I’m also fully aware that I’m only able to have this conversation because of my tremendous position of privilege. Considering my humble beginning, this topic brings up a lot of internal conflict.

Thoughts?

Men Who Change Diapers DO NOT Change the World. They Change Diapers.

 

Within one week, I’ve seen a bumper sticker reading, “Men who change diapers, change the world” three times.  There’s nothing new about this bumper sticker.  In fact I first saw it four years ago and thought to myself Yeah, that’s kind of a cool message.  We should applaud those men.

Now I’m bothered by it.

It took me a day to figure out what I didn’t like about this message and it came to me when I was doing the dishes cleaning up after my fiancé.  Before I proceed with my explanatory rant, I want to mention that I feel incredibly fortunate to have a partner who’s actually quite good about housework and very open about discussing what’s working and what’s not.  But no one is perfect.

And so my rant…

When I first moved in with my fiancé (two years ago and then boyfriend), we were okay about sharing household chores.  I’m sure part of it was about impressing one another and proving that we weren’t going to be one of those couples that fought about cleaning duties.  Neither of us were messy people to begin with anyway.  A few months later, my fiancé started pointing out every time he did the dishes, watered the plants, vacuumed, mopped the floor, or folded the laundry.

I was irritated to hear him announce all his household contributions suggesting I should do more.  And in the most mature way I said back to him “Oh, you want to keep score now?  Wanna know what I ALWAYS do?” I then proceeded to list all the chores I’ve done that day and the day before that and all the things I do that he never notices.  Mature right?

Well this continued for months and I grew more pissed.  Not because he was doing so much less than me (in fact we share housework quite equally) but because he wanted acknowledgment for things we both do (and even for things I do most of the time, like putting away the dishes).  He felt like he was doing more without realizing it just seems like that because I don’t announce every time I clean.

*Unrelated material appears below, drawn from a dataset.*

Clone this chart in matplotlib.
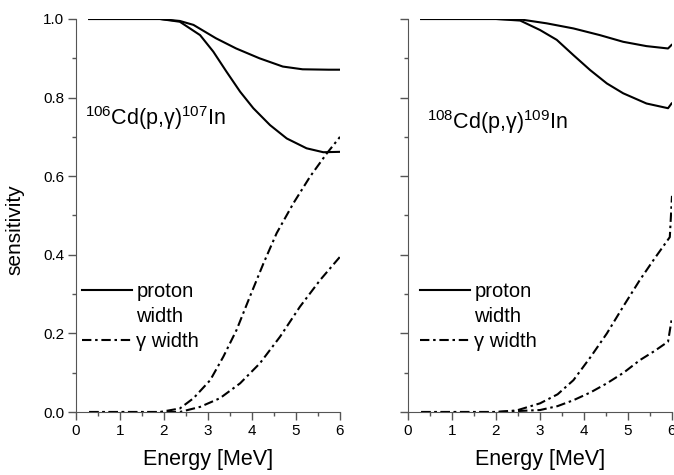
import matplotlib.pyplot as plt
from matplotlib.lines import Line2D
from matplotlib.ticker import MultipleLocator

plt.rcParams['font.family'] = ['Liberation Sans', 'DejaVu Sans']
plt.rcParams['mathtext.fontset'] = 'custom'
plt.rcParams['mathtext.rm'] = 'Liberation Sans'

# 106Cd(p,g)107In panel
e106_p_hi = [0.3, 1.0, 1.91, 2.36, 2.67, 3.18, 3.64, 4.17, 4.70, 5.15, 5.74, 6.0]
s106_p_hi = [1.0, 1.0, 1.0, 0.995, 0.985, 0.951, 0.925, 0.90, 0.879, 0.872, 0.871, 0.871]
e106_p_lo = [0.3, 1.0, 1.91, 2.36, 2.82, 3.12, 3.42, 3.73, 4.03, 4.41, 4.79, 5.24, 5.62, 6.0]
s106_p_lo = [1.0, 1.0, 1.0, 0.993, 0.959, 0.917, 0.866, 0.815, 0.773, 0.730, 0.696, 0.671, 0.661, 0.662]
e106_g_hi = [0.3, 1.0, 1.91, 2.36, 2.67, 3.05, 3.35, 3.65, 3.95, 4.26, 4.56, 4.94, 5.32, 5.70, 6.0]
s106_g_hi = [0.0, 0.0, 0.0, 0.009, 0.035, 0.081, 0.141, 0.209, 0.293, 0.378, 0.455, 0.531, 0.599, 0.658, 0.70]
e106_g_lo = [0.3, 1.0, 1.91, 2.36, 2.82, 3.27, 3.73, 4.18, 4.64, 5.09, 5.55, 6.0]
s106_g_lo = [0.0, 0.0, 0.0, 0.0, 0.013, 0.035, 0.073, 0.124, 0.192, 0.268, 0.336, 0.395]

# 108Cd(p,g)109In panel
e108_p_hi = [0.3, 1.0, 2.0, 2.55, 3.15, 3.76, 4.36, 4.89, 5.42, 5.91, 5.99]
s108_p_hi = [1.0, 1.0, 1.0, 0.999, 0.989, 0.976, 0.959, 0.942, 0.931, 0.925, 0.934]
e108_p_lo = [0.3, 1.0, 2.0, 2.55, 3.0, 3.38, 3.76, 4.14, 4.52, 4.89, 5.42, 5.91, 5.99]
s108_p_lo = [1.0, 1.0, 1.0, 0.996, 0.972, 0.947, 0.908, 0.870, 0.836, 0.811, 0.785, 0.773, 0.785]
e108_g_hi = [0.3, 1.0, 2.0, 2.47, 3.0, 3.4, 3.76, 4.15, 4.52, 4.9, 5.27, 5.6, 5.95, 6.0]
s108_g_hi = [0.0, 0.0, 0.0, 0.004, 0.022, 0.045, 0.081, 0.14, 0.2, 0.27, 0.336, 0.39, 0.445, 0.55]
e108_g_lo = [0.3, 1.0, 2.0, 3.0, 3.4, 3.76, 4.15, 4.52, 4.9, 5.27, 5.6, 5.91, 5.99]
s108_g_lo = [0.0, 0.0, 0.0, 0.005, 0.015, 0.03, 0.05, 0.073, 0.1, 0.132, 0.155, 0.179, 0.234]

x_ticks = [0, 1, 2, 3, 4, 5, 6]
y_ticks = [0.0, 0.2, 0.4, 0.6, 0.8, 1.0]

dashdot = (0, (4.5, 1.8, 1.2, 1.8))
lw = 1.5
axis_grey = '#555555'

fig = plt.figure(figsize=(6.74, 4.75), dpi=100)
ax1 = fig.add_axes([76 / 674, 1 - 412 / 475, 264 / 674, 393 / 475])
ax2 = fig.add_axes([408 / 674, 1 - 412 / 475, 264 / 674, 393 / 475])

panels = [
    (ax1, e106_p_hi, s106_p_hi, e106_p_lo, s106_p_lo, e106_g_hi, s106_g_hi, e106_g_lo, s106_g_lo,
     r'$\mathregular{^{106}}$Cd(p,γ)$\mathregular{^{107}}$In', (0.034, 0.73), 0.023),
    (ax2, e108_p_hi, s108_p_hi, e108_p_lo, s108_p_lo, e108_g_hi, s108_g_hi, e108_g_lo, s108_g_lo,
     r'$\mathregular{^{108}}$Cd(p,γ)$\mathregular{^{109}}$In', (0.072, 0.72), 0.045),
]

for ax, ep1, sp1, ep2, sp2, eg1, sg1, eg2, sg2, title, title_pos, leg_x in panels:
    ax.plot(ep1, sp1, color='black', lw=lw)
    ax.plot(ep2, sp2, color='black', lw=lw)
    ax.plot(eg1, sg1, color='black', lw=lw, linestyle=dashdot)
    ax.plot(eg2, sg2, color='black', lw=lw, linestyle=dashdot)

    ax.set_xlim(0, 6)
    ax.set_ylim(0, 1.0)
    ax.set_xticks(x_ticks)
    ax.set_yticks(y_ticks)
    ax.xaxis.set_minor_locator(MultipleLocator(0.5))
    ax.yaxis.set_minor_locator(MultipleLocator(0.1))
    ax.tick_params(which='major', direction='out', length=5.5, width=1, color=axis_grey,
                   labelsize=11, pad=3)
    ax.tick_params(which='minor', direction='out', length=3, width=1, color=axis_grey)
    for side in ['top', 'right']:
        ax.spines[side].set_visible(False)
    for side in ['left', 'bottom']:
        ax.spines[side].set_color(axis_grey)
    ax.set_xlabel('Energy [MeV]', fontsize=15.5, labelpad=8)

    ax.text(title_pos[0], title_pos[1], title, transform=ax.transAxes, fontsize=15.5,
            va='baseline', ha='left')

    handles = [Line2D([], [], color='black', lw=lw),
               Line2D([], [], color='none'),
               Line2D([], [], color='black', lw=lw, linestyle=dashdot)]
    ax.legend(handles, ['proton', 'width', 'γ width'], loc='upper left',
              bbox_to_anchor=(leg_x, 0.33), frameon=False, fontsize=14.5,
              handlelength=2.5, handletextpad=0.2, labelspacing=0.28,
              borderaxespad=0.0, borderpad=0.0)

ax1.set_ylabel('sensitivity', fontsize=15)
ax1.yaxis.set_label_coords(-0.195, 0.463)
ax2.set_yticklabels([])

fig.savefig('out.png', dpi=100)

After enough bickering, we had an honest talk about where his score keeping was coming from.  He admitted not being proud of his tit-for-tat-ness and said he never had to be responsible for anyone but himself.  He was looking for encouragement and support for a challenging transition out of bachelorhood into cohabitation.  I love him for being so honest.

I don’t blame my fiancé for this struggle.  It seems as though our egalitarian intentions haven’t quite caught up with reality.  From a young age, my girlfriends and me were socialized to play house, play with baby dolls, and take care of others.  My fiancé and his buddies likely were not.  Also, we’ve observed our moms doing most of the cooking, cleaning, and diaper changing.

Between my generation to my mother’s there have been huge changes in women’s societal roles.  Educated women today have more career options outside of teaching, nursing, or being a secretary.  We are also expected to be significant income contributors.  On the flip side, it’s becoming more common for men to be stay-at-home dads and to significantly help with housework and raising children.  But it’s not as well supported or expected.  My past post on the need for more fathers’ day goes into it a bit more.

While I can appreciate that many good liberal men struggle with how they were brought up (watching women clean and change diapers) and how quickly gender roles have evolved, I just can’t bring myself to award “gold stickers” for every dish that’s cleaned or t-shirt that’s folded.

So when I read the bumper sticker “Men who change diapers, change the world” the second time around I cringed and thought that this was the ultimate ego stroking.  Encouragement is one thing but insisting that men who share child raising responsibilities are somehow extraordinary seems counter productive to the sticker’s intention.  Men who change diapers are great parents.  And so are the moms who change them as well.

If we keep our expectations about diaper changing and doing dishes low, won’t dads just live down to them?  Besides, I’ve yet to see a bumper sticker that says “Women who bring home the bacon save the universe from utter destruction.”